Stated problem:
Write out the material exactly, with the pictures left out.

Material provided:
......
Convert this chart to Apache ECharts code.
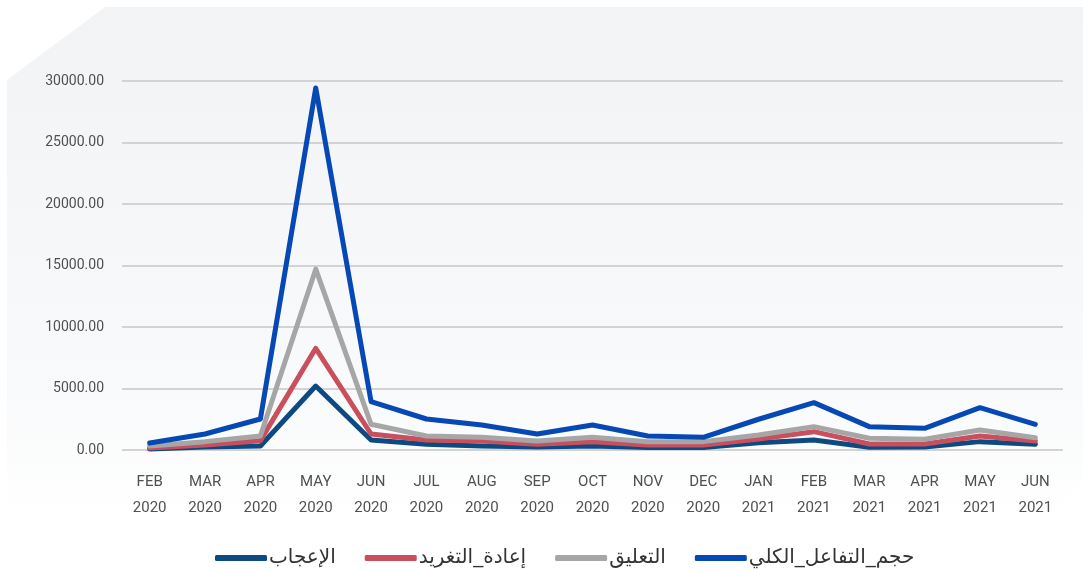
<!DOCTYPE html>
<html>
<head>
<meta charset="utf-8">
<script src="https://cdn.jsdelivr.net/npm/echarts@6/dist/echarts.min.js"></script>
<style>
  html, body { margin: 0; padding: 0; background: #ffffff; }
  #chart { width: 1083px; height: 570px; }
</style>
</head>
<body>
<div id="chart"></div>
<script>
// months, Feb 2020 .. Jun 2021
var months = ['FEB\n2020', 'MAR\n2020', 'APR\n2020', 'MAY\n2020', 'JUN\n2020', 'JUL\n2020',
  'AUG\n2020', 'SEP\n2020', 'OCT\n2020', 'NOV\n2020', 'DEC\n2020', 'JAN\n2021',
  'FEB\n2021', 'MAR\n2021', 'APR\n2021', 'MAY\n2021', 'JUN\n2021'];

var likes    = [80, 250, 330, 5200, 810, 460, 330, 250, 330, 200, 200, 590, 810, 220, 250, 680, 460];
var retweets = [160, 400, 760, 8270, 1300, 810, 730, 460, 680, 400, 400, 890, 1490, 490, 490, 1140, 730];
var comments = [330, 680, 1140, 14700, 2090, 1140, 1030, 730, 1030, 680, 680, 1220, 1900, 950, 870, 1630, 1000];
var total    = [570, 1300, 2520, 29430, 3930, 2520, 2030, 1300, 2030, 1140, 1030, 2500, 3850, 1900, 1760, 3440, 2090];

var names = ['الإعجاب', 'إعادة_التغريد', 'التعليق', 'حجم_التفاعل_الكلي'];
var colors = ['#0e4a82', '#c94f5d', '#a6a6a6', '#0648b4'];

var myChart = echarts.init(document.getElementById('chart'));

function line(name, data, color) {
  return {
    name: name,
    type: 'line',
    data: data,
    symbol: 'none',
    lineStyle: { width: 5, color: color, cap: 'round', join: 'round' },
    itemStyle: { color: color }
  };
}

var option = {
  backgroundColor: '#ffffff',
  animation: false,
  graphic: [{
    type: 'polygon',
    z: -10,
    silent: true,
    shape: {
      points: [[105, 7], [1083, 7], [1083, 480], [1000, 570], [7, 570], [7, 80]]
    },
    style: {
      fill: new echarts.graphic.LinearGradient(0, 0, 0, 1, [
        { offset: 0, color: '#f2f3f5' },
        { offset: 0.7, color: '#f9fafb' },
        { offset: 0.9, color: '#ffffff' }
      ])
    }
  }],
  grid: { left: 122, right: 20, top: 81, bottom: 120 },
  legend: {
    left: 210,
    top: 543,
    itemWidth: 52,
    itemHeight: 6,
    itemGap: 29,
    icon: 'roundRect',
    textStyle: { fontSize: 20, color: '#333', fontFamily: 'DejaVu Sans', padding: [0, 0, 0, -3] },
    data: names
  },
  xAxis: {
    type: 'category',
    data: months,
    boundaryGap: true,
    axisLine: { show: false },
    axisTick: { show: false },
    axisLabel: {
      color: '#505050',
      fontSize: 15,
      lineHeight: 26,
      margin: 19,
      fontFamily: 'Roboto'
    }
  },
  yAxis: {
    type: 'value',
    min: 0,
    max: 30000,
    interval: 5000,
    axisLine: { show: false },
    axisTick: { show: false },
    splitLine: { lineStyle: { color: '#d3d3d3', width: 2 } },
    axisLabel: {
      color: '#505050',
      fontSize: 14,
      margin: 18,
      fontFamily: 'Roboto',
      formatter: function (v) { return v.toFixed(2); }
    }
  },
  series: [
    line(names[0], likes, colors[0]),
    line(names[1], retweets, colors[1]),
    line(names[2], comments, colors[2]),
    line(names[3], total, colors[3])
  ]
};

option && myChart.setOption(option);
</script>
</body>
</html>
......
Task response:
Convert this chart to Apache ECharts code.
<!DOCTYPE html>
<html>
<head>
<meta charset="utf-8">
<script src="https://cdn.jsdelivr.net/npm/echarts@6/dist/echarts.min.js"></script>
<style>
  html, body { margin: 0; padding: 0; background: #ffffff; }
  #chart { width: 1083px; height: 570px; }
</style>
</head>
<body>
<div id="chart"></div>
<script>
// months, Feb 2020 .. Jun 2021
var months = ['FEB\n2020', 'MAR\n2020', 'APR\n2020', 'MAY\n2020', 'JUN\n2020', 'JUL\n2020',
  'AUG\n2020', 'SEP\n2020', 'OCT\n2020', 'NOV\n2020', 'DEC\n2020', 'JAN\n2021',
  'FEB\n2021', 'MAR\n2021', 'APR\n2021', 'MAY\n2021', 'JUN\n2021'];

var likes    = [80, 250, 330, 5200, 810, 460, 330, 250, 330, 200, 200, 590, 810, 220, 250, 680, 460];
var retweets = [160, 400, 760, 8270, 1300, 810, 730, 460, 680, 400, 400, 890, 1490, 490, 490, 1140, 730];
var comments = [330, 680, 1140, 14700, 2090, 1140, 1030, 730, 1030, 680, 680, 1220, 1900, 950, 870, 1630, 1000];
var total    = [570, 1300, 2520, 29430, 3930, 2520, 2030, 1300, 2030, 1140, 1030, 2500, 3850, 1900, 1760, 3440, 2090];

var names = ['الإعجاب', 'إعادة_التغريد', 'التعليق', 'حجم_التفاعل_الكلي'];
var colors = ['#0e4a82', '#c94f5d', '#a6a6a6', '#0648b4'];

var myChart = echarts.init(document.getElementById('chart'));

function line(name, data, color) {
  return {
    name: name,
    type: 'line',
    data: data,
    symbol: 'none',
    lineStyle: { width: 5, color: color, cap: 'round', join: 'round' },
    itemStyle: { color: color }
  };
}

var option = {
  backgroundColor: '#ffffff',
  animation: false,
  graphic: [{
    type: 'polygon',
    z: -10,
    silent: true,
    shape: {
      points: [[105, 7], [1083, 7], [1083, 480], [1000, 570], [7, 570], [7, 80]]
    },
    style: {
      fill: new echarts.graphic.LinearGradient(0, 0, 0, 1, [
        { offset: 0, color: '#f2f3f5' },
        { offset: 0.7, color: '#f9fafb' },
        { offset: 0.9, color: '#ffffff' }
      ])
    }
  }],
  grid: { left: 122, right: 20, top: 81, bottom: 120 },
  legend: {
    left: 210,
    top: 543,
    itemWidth: 52,
    itemHeight: 6,
    itemGap: 29,
    icon: 'roundRect',
    textStyle: { fontSize: 20, color: '#333', fontFamily: 'DejaVu Sans', padding: [0, 0, 0, -3] },
    data: names
  },
  xAxis: {
    type: 'category',
    data: months,
    boundaryGap: true,
    axisLine: { show: false },
    axisTick: { show: false },
    axisLabel: {
      color: '#505050',
      fontSize: 15,
      lineHeight: 26,
      margin: 19,
      fontFamily: 'Roboto'
    }
  },
  yAxis: {
    type: 'value',
    min: 0,
    max: 30000,
    interval: 5000,
    axisLine: { show: false },
    axisTick: { show: false },
    splitLine: { lineStyle: { color: '#d3d3d3', width: 2 } },
    axisLabel: {
      color: '#505050',
      fontSize: 14,
      margin: 18,
      fontFamily: 'Roboto',
      formatter: function (v) { return v.toFixed(2); }
    }
  },
  series: [
    line(names[0], likes, colors[0]),
    line(names[1], retweets, colors[1]),
    line(names[2], comments, colors[2]),
    line(names[3], total, colors[3])
  ]
};

option && myChart.setOption(option);
</script>
</body>
</html>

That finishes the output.